[TASK PROMPT]:
Lines containing the word "with" are to be counted; state their number and nothing further.

______________________________

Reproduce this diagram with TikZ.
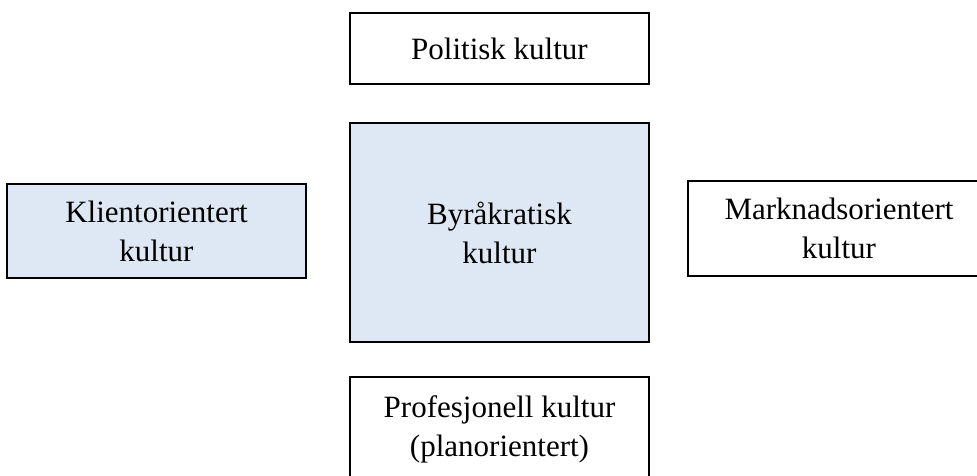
\documentclass[tikz,border=0pt]{standalone}
\usepackage{fontspec}
\setmainfont{Liberation Serif}
\definecolor{paleblue}{HTML}{DEE8F4}
\tikzset{
  culture/.style={draw=black, line width=2.6pt, rectangle, align=center,
    inner sep=0pt, minimum width=299pt,
    font=\fontsize{31}{39}\selectfont},
  shaded/.style={culture, fill=paleblue},
}
\begin{document}
\begin{tikzpicture}[x=1pt, y=-1pt]
  \useasboundingbox (0,0) rectangle (977,475);
  \clip (0,0) rectangle (977,475);
  % central column
  \node[culture, minimum height=71pt] (pol) at (499.5,48.5) {Politisk kultur};
  \node[shaded, minimum height=219pt] (byr) at (499.5,232.5) {Byråkratisk\\kultur};
  \node[culture, minimum height=104pt] (prof) at (499.5,429) {Profesjonell kultur\\(planorientert)};
  % side boxes
  \node[shaded, minimum height=94pt] (kli) at (156.5,231) {Klientorientert\\kultur};
  \node[culture, minimum width=302pt, minimum height=95pt] (mark) at (839,228.5) {Marknadsorientert\\kultur};
\end{tikzpicture}
\end{document}
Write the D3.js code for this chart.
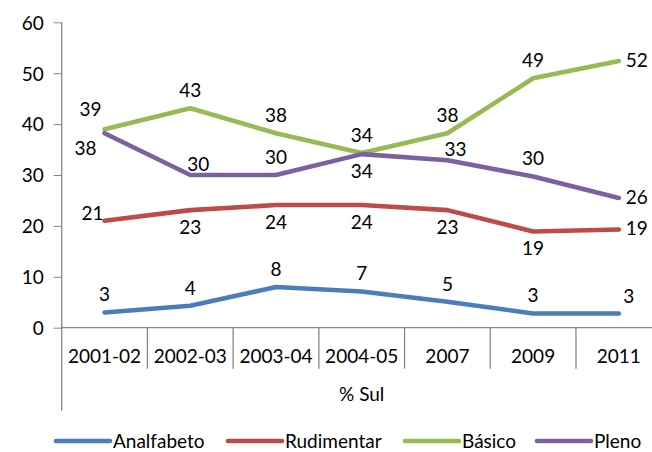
<!DOCTYPE html>
<html lang="pt">
<head>
<meta charset="utf-8">
<title>% Sul</title>
<script src="https://d3js.org/d3.v7.min.js"></script>
<style>
	body { margin: 0; background: #fff; }
	svg text { font-family: Lato, "Liberation Sans", sans-serif; fill: #000; }
</style>
</head>
<body>
<div id="chart"></div>
<script>
// data
const categories = ["2001-02", "2002-03", "2003-04", "2004-05", "2007", "2009", "2011"];
const seriesNames = ["Analfabeto", "Rudimentar", "Básico", "Pleno"];
const analfabeto = [3.0, 4.3, 8.0, 7.1, 5.1, 2.8, 2.8];
const rudimentar = [21.0, 23.1, 24.1, 24.1, 23.1, 18.9, 19.3];
const basico = [39.0, 43.1, 38.2, 34.3, 38.2, 49.0, 52.4];
const pleno = [38.2, 30.0, 30.0, 34.1, 32.9, 29.7, 25.5];
const yTicks = [0, 10, 20, 30, 40, 50, 60];
const axisTitle = "% Sul";

// where each value label sits relative to its point
const labelPlace = [
	["t", "t", "t", "t", "t", "t", "rt"],
	["l", "b", "b", "b", "b", "b", "r"],
	["tl", "t", "t", "t", "t", "t", "r"],
	["bl", "tr", "t", "b", "tr", "t", "r"]
];
const placeOffset = {
	t: [0, -18], b: [0, 17], r: [18, -1], rt: [10, -17],
	l: [-12, -8], tl: [-14, -20], bl: [-19, 15], tr: [8, -11]
};

const colors = ["#4A7EBB", "#BE4B48", "#98B954", "#7D60A0"];
const values = [analfabeto, rudimentar, basico, pleno];

const W = 652, H = 452;
const margin = { top: 22.3, left: 61.7 };
const plotW = 600, plotH = 305.4;
const fontSize = 19;

const svg = d3.select("#chart").append("svg")
	.attr("width", W).attr("height", H);

const g = svg.append("g")
	.attr("transform", `translate(${margin.left},${margin.top})`);

const x = d3.scaleBand().domain(categories).range([0, plotW]);
const y = d3.scaleLinear().domain([0, 60]).range([plotH, 0]);
const cx = d => x(d) + x.bandwidth() / 2;

// y axis
const yAxis = g.append("g")
	.call(d3.axisLeft(y).tickValues(yTicks).tickSize(8).tickPadding(10).tickSizeOuter(0));
yAxis.select(".domain").remove();
yAxis.selectAll("line").attr("stroke", "#868686");
yAxis.selectAll("text").style("font-size", fontSize + "px").attr("dy", "0.36em");

const axisColor = "#868686";
// vertical axis line runs down through the category area
g.append("line")
	.attr("x1", 0).attr("x2", 0)
	.attr("y1", 0).attr("y2", plotH + 83)
	.attr("stroke", axisColor).attr("stroke-width", 1.3);
// horizontal axis
g.append("line")
	.attr("x1", 0).attr("x2", plotW)
	.attr("y1", plotH).attr("y2", plotH)
	.attr("stroke", axisColor).attr("stroke-width", 1.3);
// category separators
g.selectAll(".sep")
	.data(categories.slice(1).concat(["end"]))
	.join("line")
	.attr("class", "sep")
	.attr("x1", d => d === "end" ? plotW : x(d))
	.attr("x2", d => d === "end" ? plotW : x(d))
	.attr("y1", plotH).attr("y2", plotH + 41)
	.attr("stroke", axisColor).attr("stroke-width", 1.3);

// category labels
const xAxis = g.append("g")
	.attr("transform", `translate(0,${plotH})`)
	.call(d3.axisBottom(x).tickSize(0).tickPadding(0));
xAxis.select(".domain").remove();
xAxis.selectAll("text")
	.attr("y", 28).attr("dy", "0.36em")
	.style("font-size", fontSize + "px");

g.append("text")
	.attr("x", plotW / 2).attr("y", plotH + 66)
	.attr("dy", "0.36em")
	.attr("text-anchor", "middle")
	.style("font-size", fontSize + "px")
	.text(axisTitle);

// lines
const line = d3.line()
	.x((d, i) => cx(categories[i]))
	.y(d => y(d));

g.selectAll(".series")
	.data(values)
	.join("path")
	.attr("class", "series")
	.attr("d", line)
	.attr("fill", "none")
	.attr("stroke", (d, i) => colors[i])
	.attr("stroke-width", 4.6)
	.attr("stroke-linecap", "round")
	.attr("stroke-linejoin", "round");

// value labels
values.forEach((vals, s) => {
	g.selectAll(".lbl" + s)
		.data(vals)
		.join("text")
		.attr("class", "lbl" + s)
		.attr("x", (d, i) => cx(categories[i]) + placeOffset[labelPlace[s][i]][0])
		.attr("y", (d, i) => y(d) + placeOffset[labelPlace[s][i]][1])
		.attr("dy", "0.36em")
		.attr("text-anchor", "middle")
		.style("font-size", fontSize + "px")
		.text(d => Math.round(d));
});

// legend
const legendX = [56, 228, 405, 537];
const legend = svg.append("g").attr("transform", "translate(0,441)");
seriesNames.forEach((name, i) => {
	legend.append("line")
		.attr("x1", legendX[i]).attr("x2", legendX[i] + 54)
		.attr("y1", 0).attr("y2", 0)
		.attr("stroke", colors[i]).attr("stroke-width", 4.6)
		.attr("stroke-linecap", "round");
	legend.append("text")
		.attr("x", legendX[i] + 57).attr("y", 0)
		.attr("dy", "0.36em")
		.style("font-size", fontSize + "px")
		.text(name);
});
</script>
</body>
</html>
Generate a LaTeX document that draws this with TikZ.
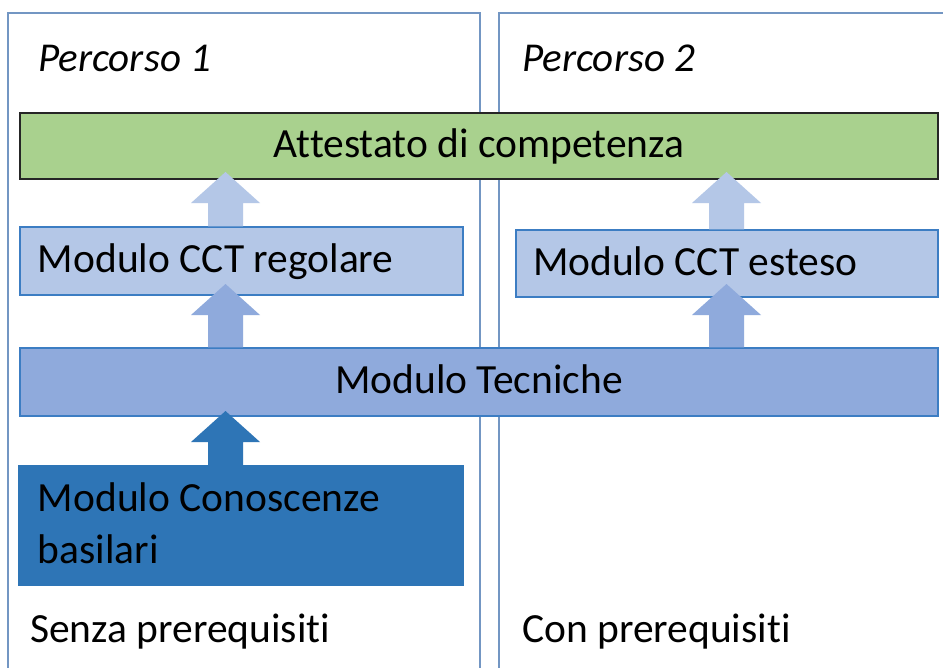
\documentclass[tikz,border=0pt]{standalone}
\usepackage{fontspec}
\setmainfont{Carlito}[Ligatures={NoCommon}]
\usetikzlibrary{calc}
\definecolor{panelc}{RGB}{115,150,195}
\definecolor{boxline}{RGB}{60,125,195}
\definecolor{lightb}{HTML}{B4C7E7}
\definecolor{midb}{HTML}{8FAADC}
\definecolor{darkb}{HTML}{2E75B6}
\definecolor{greenf}{HTML}{A9D18E}
\newcommand{\fatarrow}[3]{%
  \fill[#1] let \p1=(#2), \p2=(#3) in
    (\x1-17.5bp,\y1) -- (\x1-17.5bp,\y2-31bp) -- (\x1-34.5bp,\y2-31bp) -- (\x1,\y2)
    -- (\x1+34.5bp,\y2-31bp) -- (\x1+17.5bp,\y2-31bp) -- (\x1+17.5bp,\y1) -- cycle;}
\begin{document}
\begin{tikzpicture}[x=1bp,y=-1bp,
  every node/.style={font=\fontsize{41.5bp}{52bp}\selectfont, inner sep=0pt, text=black,
    execute at begin node={\spaceskip=0pt\xspaceskip=0pt\relax}},
  box/.style={draw=boxline, line width=1.3bp, text height=28bp, text depth=5bp},
  panel/.style={draw=panelc, line width=1.3bp}]
\useasboundingbox (0,0) rectangle (943,668);
\clip (0,0) rectangle (943,668);
\fill[white] (0,0) rectangle (943,668);
% panels
\draw[panel] (8,700) |- (480,13) -- (480,700);
\draw[panel] (499,700) |- (980,13);
% boxes
\node[box, draw=black!85, fill=greenf, minimum width=918bp, minimum height=66bp] (att) at (479,146) {Attestato di competenza};
\node[box, fill=lightb, minimum height=68bp, text width=407bp, align=left, inner xsep=18bp] (reg) at (241.5,261) {Modulo CCT regolare};
\node[box, fill=lightb, minimum height=67bp, text width=388bp, align=left, inner xsep=17bp] (est) at (727,263.5) {Modulo CCT esteso};
\node[box, fill=midb, minimum width=918bp, minimum height=68bp] (tec) at (479,382) {Modulo Tecniche};
\node[box, draw=darkb, fill=darkb, minimum height=119bp, text width=406bp, align=left, inner xsep=19bp, text height=28bp, text depth=57bp] (con) at (241,525.5) {Modulo Conoscenze\\basilari};
% labels
\node[anchor=base west, font=\fontsize{41bp}{48bp}\selectfont\itshape] (p1) at (38,72) {Percorso 1};
\node[anchor=base west, font=\fontsize{41bp}{48bp}\selectfont\itshape] (p2) at (522,72) {Percorso 2};
\node[anchor=base west] (senza) at (30,642) {Senza prerequisiti};
\node[anchor=base west] (conp) at (522,642) {Con prerequisiti};
% arrow endpoints
\coordinate (a1s) at (225.5,0 |- reg.north);
\coordinate (a1t) at (225.5,172);
\coordinate (a2s) at (225.5,0 |- tec.north);
\coordinate (a2t) at (225.5,284);
\coordinate (a3s) at (225.5,0 |- con.north);
\coordinate (a3t) at (225.5,411);
\coordinate (b1s) at (726.5,0 |- est.north);
\coordinate (b1t) at (726.5,172);
\coordinate (b2s) at (726.5,0 |- tec.north);
\coordinate (b2t) at (726.5,284);
\fatarrow{lightb}{a1s}{a1t}
\fatarrow{midb}{a2s}{a2t}
\fatarrow{darkb}{a3s}{a3t}
\fatarrow{lightb}{b1s}{b1t}
\fatarrow{midb}{b2s}{b2t}
\end{tikzpicture}
\end{document}
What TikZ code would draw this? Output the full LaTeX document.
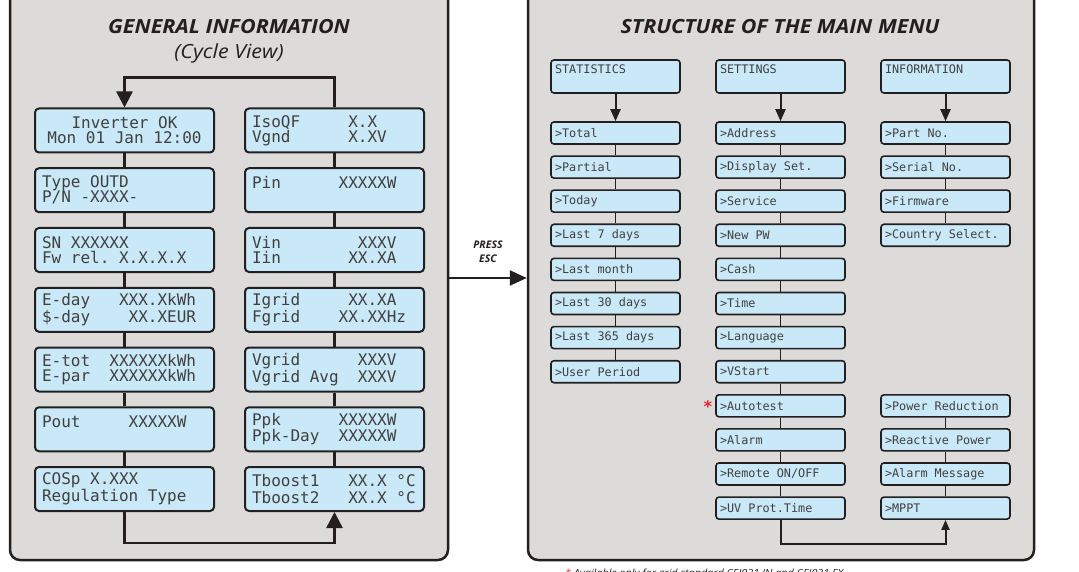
\documentclass[tikz,border=0pt]{standalone}
\usepackage{fontspec}
\setmainfont{Open Sans}
\newfontfamily\titlefont{Open Sans}[FakeStretch=1.1]
\newfontfamily\lcd{DejaVu Sans Mono}
\usetikzlibrary{arrows.meta}
\definecolor{panelgrey}{HTML}{DCDBDA}
\definecolor{lcdblue}{HTML}{C9E8F8}
\definecolor{edge}{HTML}{231F20}
\definecolor{lcdtext}{HTML}{404040}
\definecolor{starred}{HTML}{E32227}
\newcommand\bl{\hphantom{X}}
\begin{document}
\begin{tikzpicture}[x=1pt,y=-1pt,
 panel/.style={draw=edge,line width=2.5pt,fill=panelgrey,rounded corners=10pt,inner sep=0pt},
 bigbox/.style={draw=edge,line width=2pt,fill=lcdblue,rounded corners=4pt,minimum width=179pt,minimum height=44pt,inner sep=0pt,text width=165pt,align=left,text=lcdtext,font=\lcd\fontsize{16}{15}\selectfont},
 item/.style={draw=edge,line width=1.6pt,fill=lcdblue,rounded corners=3pt,minimum width=129pt,minimum height=22pt,inner sep=0pt,text width=121pt,align=left,text=lcdtext,font=\lcd\fontsize{11.8}{14}\selectfont},
 hdr/.style={item,minimum height=33pt},
 link/.style={draw=edge,line width=2.5pt},
 linkm/.style={draw=edge,line width=2pt},
 thin/.style={draw=edge,line width=1.4pt},
 title/.style={font=\titlefont\fontsize{19.5}{23}\selectfont\bfseries\itshape,text=edge},
 subtitle/.style={font=\titlefont\fontsize{19.5}{23}\selectfont\itshape,text=edge},
]
\useasboundingbox (0,0) rectangle (1079,572);
% panels
\node[panel,minimum width=438pt,minimum height=570pt] (lp) at (229,275) {};
\node[panel,minimum width=506pt,minimum height=570pt] (rp) at (781,275) {};
% titles
\node[title] (t1) at (229,27) {GENERAL INFORMATION};
\node[subtitle] (t2) at (229,53) {(Cycle View)};
\node[title] (t3) at (780,27) {STRUCTURE OF THE MAIN MENU};
% press esc
\node[font=\fontsize{10.5}{13.5}\selectfont\bfseries\itshape,text=edge,align=center] (pe) at (488,252) {PRESS\\ESC};
\coordinate (ey) at (0,278);
\draw[link,-{Triangle[length=17pt,width=15pt]}] (lp.east |- ey) -- (rp.west |- ey);
% left column
\node[bigbox,align=center] (l1) at (124.5,130.5) {Inverter\bl OK\\Mon\bl 01\bl Jan\bl 12:00};
\node[bigbox] (l2) at (124.5,190.25) {Type\bl OUTD\\P/N\bl -XXXX-};
\node[bigbox] (l3) at (124.5,250) {SN\bl XXXXXX\\Fw\bl rel.\bl X.X.X.X};
\node[bigbox] (l4) at (124.5,309.75) {E-day\bl\bl\bl XXX.XkWh\\\$-day\bl\bl\bl\bl XX.XEUR};
\node[bigbox] (l5) at (124.5,369.5) {E-tot\bl\bl XXXXXXkWh\\E-par\bl\bl XXXXXXkWh};
\node[bigbox] (l6) at (124.5,429.25) {Pout\bl\bl\bl\bl\bl XXXXXW\\\mbox{}};
\node[bigbox] (l7) at (124.5,489) {COSp\bl X.XXX\\Regulation\bl Type};
% right column
\node[bigbox] (r1) at (334.5,130.5) {IsoQF\bl\bl\bl\bl\bl X.X\\Vgnd\bl\bl\bl\bl\bl\bl X.XV};
\node[bigbox] (r2) at (334.5,190.25) {Pin\bl\bl\bl\bl\bl\bl XXXXXW\\\mbox{}};
\node[bigbox] (r3) at (334.5,250) {Vin\bl\bl\bl\bl\bl\bl\bl\bl XXXV\\Iin\bl\bl\bl\bl\bl\bl\bl XX.XA};
\node[bigbox] (r4) at (334.5,309.75) {Igrid\bl\bl\bl\bl\bl XX.XA\\Fgrid\bl\bl\bl\bl XX.XXHz};
\node[bigbox] (r5) at (334.5,369.5) {Vgrid\bl\bl\bl\bl\bl\bl XXXV\\Vgrid\bl Avg\bl\bl XXXV};
\node[bigbox] (r6) at (334.5,429.25) {Ppk\bl\bl\bl\bl\bl\bl XXXXXW\\Ppk-Day\bl\bl XXXXXW};
\node[bigbox,font=\lcd\fontsize{16}{16.5}\selectfont] (r7) at (334.5,489) {Tboost1\bl\bl\bl XX.X\bl °C\\Tboost2\bl\bl\bl XX.X\bl °C};
\foreach \a/\b in {l1/l2,l2/l3,l3/l4,l4/l5,l5/l6,l6/l7,r1/r2,r2/r3,r3/r4,r4/r5,r5/r6,r6/r7}
  \draw[link] (\a.south) -- (\b.north);
\draw[link,-{Triangle[length=16pt,width=16pt]}] (r1.north) -- ++(0,-30) -| (l1.north);
\draw[link,-{Triangle[length=16pt,width=16pt]}] (l7.south) -- ++(0,31) -| (r7.south);
% main menu headers
\node[hdr] (sh) at (615.5,76.5) {STATISTICS\\\mbox{}};
\node[hdr] (th) at (780.5,76.5) {SETTINGS\\\mbox{}};
\node[hdr] (ih) at (945.5,76.5) {INFORMATION\\\mbox{}};
% statistics
\node[item] (s0) at (615.5,133) {>Total};
\node[item] (s1) at (615.5,167.1) {>Partial};
\node[item] (s2) at (615.5,201.2) {>Today};
\node[item] (s3) at (615.5,235.3) {>Last\bl 7\bl days};
\node[item] (s4) at (615.5,269.4) {>Last\bl month};
\node[item] (s5) at (615.5,303.5) {>Last\bl 30\bl days};
\node[item] (s6) at (615.5,337.6) {>Last\bl 365\bl days};
\node[item] (s7) at (615.5,371.7) {>User\bl Period};
% settings
\node[item] (t0) at (780.5,133) {>Address};
\node[item] (t1s) at (780.5,167.1) {>Display\bl Set.};
\node[item] (t2s) at (780.5,201.2) {>Service};
\node[item] (t3s) at (780.5,235.3) {>New\bl PW};
\node[item] (t4) at (780.5,269.4) {>Cash};
\node[item] (t5) at (780.5,303.5) {>Time};
\node[item] (t6) at (780.5,337.6) {>Language};
\node[item] (t7) at (780.5,371.7) {>VStart};
\node[item] (t8) at (780.5,405.8) {>Autotest};
\node[item] (t9) at (780.5,439.9) {>Alarm};
\node[item] (t10) at (780.5,474) {>Remote\bl ON/OFF};
\node[item] (t11) at (780.5,508.1) {>UV\bl Prot.Time};
% information
\node[item] (i0) at (945.5,133) {>Part\bl No.};
\node[item] (i1) at (945.5,167.1) {>Serial\bl No.};
\node[item] (i2) at (945.5,201.2) {>Firmware};
\node[item] (i3) at (945.5,235.3) {>Country\bl Select.};
\node[item] (i8) at (945.5,405.8) {>Power\bl Reduction};
\node[item] (i9) at (945.5,439.9) {>Reactive\bl Power};
\node[item] (i10) at (945.5,474) {>Alarm\bl Message};
\node[item] (i11) at (945.5,508.1) {>MPPT};
\foreach \a/\b in {sh/s0,th/t0,ih/i0}
  \draw[linkm,-{Triangle[length=12pt,width=10pt]}] (\a.south) -- (\b.north);
\foreach \a/\b in {s0/s1,s1/s2,s2/s3,s3/s4,s4/s5,s5/s6,s6/s7,t0/t1s,t1s/t2s,t2s/t3s,t3s/t4,t4/t5,t5/t6,t6/t7,t7/t8,t8/t9,t9/t10,t10/t11,i0/i1,i1/i2,i2/i3,i8/i9,i9/i10,i10/i11}
  \draw[thin] (\a.south) -- (\b.north);
\draw[linkm,-{Triangle[length=10pt,width=8pt]}] (t11.south) -- ++(0,24) -| (i11.south);
% asterisk and footnote
\node[text=starred,font=\lcd\bfseries\fontsize{16}{16}\selectfont,inner sep=0pt] (ast) at (708,407) {*};
\node[anchor=base west,font=\titlefont\itshape\fontsize{9.8}{12}\selectfont,text=edge,inner sep=0pt] (fn) at (565,576) {\textcolor{starred}{*} Available only for grid standard CEI021 IN and CEI021 EX};
\end{tikzpicture}
\end{document}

______________________________

[SOLVED PROBLEM]:
2